COLLATERAL [COLLATERAL, 2004]

Max. Autista di taxi da 12 anni. Ma è un lavoro provvisorio, dice lui. Il suo sogno è Island Limos, la sua compagnia di limousine. Ma è troppo indeciso per provare, troppo impaurito per chiamare Annie Farrell, avvocato affermato che gli ha lasciato il suo biglietto da visita. Lui pensa troppo. Lui si dispiace troppo.

Vincent. Killer professionista. Uno di quelli per cui il lavoro è sacro. Preciso. Deciso. Sicuro.

Los Angeles. Una notte. Un aeroporto. Un taxi. Vincent incontra Max. Vincent deve uccidere cinque persone. Max deve accompagnarlo.

La cinepresa di Michael Mann segue i due personaggi nel loro percorso, cattura una città luminosa, pulita e deserta. Primi piani stretti e claustrofobici sui personaggi, larghi e puliti per la città. L’obiettivo nelle scene nel taxi non è mai perfettamente fermo.

Girato quasi interamente in digitale, le luci sono allo stesso tempo realistiche e suggestive, effetto difficile da rendere con le normali apparecchiature, riservate solo per alcune scene di interni.

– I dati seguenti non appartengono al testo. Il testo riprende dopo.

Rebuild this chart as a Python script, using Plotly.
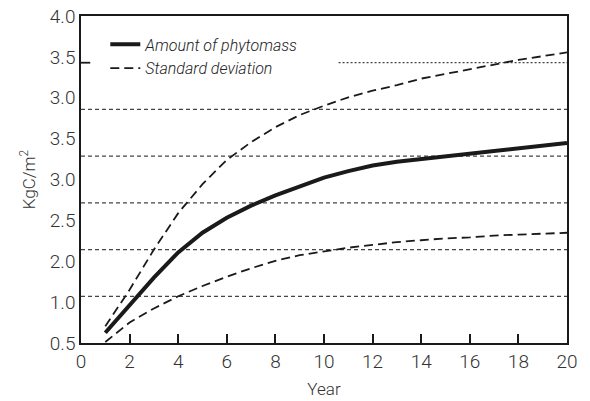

Il genere è sempre quello, ma viene stravolto dalle interpretazioni di Jamie Foxx e di Tom Cruise; quest’ultimo riesce a dare al personaggio del killer una personalità schietta e semplice, che rovescia gli stereotipi del normale “cattivo”. Vincent non è crudele, non è malvagio, non ha subito violenze infantili che lo spingono a fare quello che fa: è semplicemente un lavoro, e lui non può permettere che qualcuno si intrometta, come tenta di fare Max. Max è uno di quelle persone che non ha mai rivoluzionato la propria vita, non ha mai avuto il coraggio di fare le cose più banali. Tra i personaggi si sviluppa un rapporto di amicizia e di scambio: Vincent con la sua solita semplicità mette in discussione tutte le convinzioni di Max, lo porta all’estremo, lo costringe a reagire, a dire qualche vaffanculo in più. Riesce anche a trovare il tempo per mettere in ridicolo le teorie esistenziali dell’individuo come un punto solo nell’universo.

Un film ironico, con qualche battuta sarcastica, ma che non deve far ridere, ma deve essere utile a definire i personaggi e la loro singolarità.

Il film inizia con un ritmo quasi assente e anche quando procede non acquista mai una trama stabile e tradizionale. Un piccolo gioiello di tecnica e di emozioni è la scena in cui due coyote attraversano la strada deserta di Los Angeles osservati dai due in fuga sul taxi. La musica si sospende, il rumore si sospende, e i due coyote che iniziano ad attraversare mentre comincia Shadow On The Sun degli Audioslave a tempo con lo zampettare degli animali. E’ una scena magica, che sembra voler affermare la temporaneità della città nella natura, sempre pronta ad essere inghiottita da ciò che vi era prima, che non se n’è andato e che sembra rimanere in attesa del momento giusto.

Con un finale che non si riesce proprio ad immaginare, solo alla fine ci si accorge della suo ovvietà. Un film che vanta di un’ottima regia e di una buona idea di base che lo discosta dalle attuali produzioni americane, oramai per la maggior parte povere di idee e orfane di inventiva.